Personally, I am productively stymied by clutter on my desk. Only after I take a moment to de-clutter, can I really start getting things done. Yet in the book “A Perfect Mess,” Eric Abrahamson and David H. Freedman claim there are hidden benefits to being unorganized and cluttered. The book suggests a messy desk can be the product of an effective worker and that there is a price for being neat in terms of staff, time and other costs.
In the end of the day, it is your choice. If upon approaching your messy desk, you are able to get right to the key work at hand and power through, then you need not waste extra time getting organized or creating systems to stay that way. If, however, the mess has you distracted, jumping from email to phone call to reviewing a file, then the flag is red. If you procrastinate often, simply not moving forward on the high-payoff work, then that messy desk is costing you time and money.
Get a file cabinet. Most offices require at least a two drawer file cabinet for reference documents that aren’t active; read more here on the key types of files. Create a logical filing system to house that paperwork.

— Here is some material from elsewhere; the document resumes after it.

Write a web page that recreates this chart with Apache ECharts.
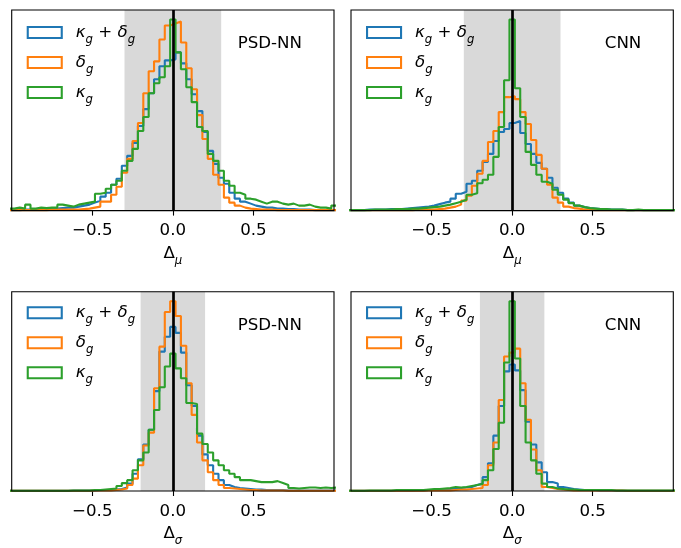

Bagua your desk. Objects on the desk can be organized according to energy content:
- The left side of the desk is for new projects, ideas, marketing and sales issues.
- The right side is reserved for bills, reports and lists.
- The area in front of you should remain completely clear.
Trash your trash. Even on your computer, throw away your garbage. Save only what you really need. Set yourself a goal (and put it in your calendar) to ruthlessly delete all redundant data every three months. “Data” in this case means both paper on your desk and files / emails in your computer. The result: You (and your computer) will work faster and your thoughts will have free reign!
Get the right bins. If you don’t have bins for your trash, that paper will end up as clutter. Make sure your office has:
- A shredder, or a bin for paper to shred… and a service to get it occasionally
- A bin for recycle paper
- A bin for trash
So, what are you? Do you power-through clutter, or does a clean desk rule?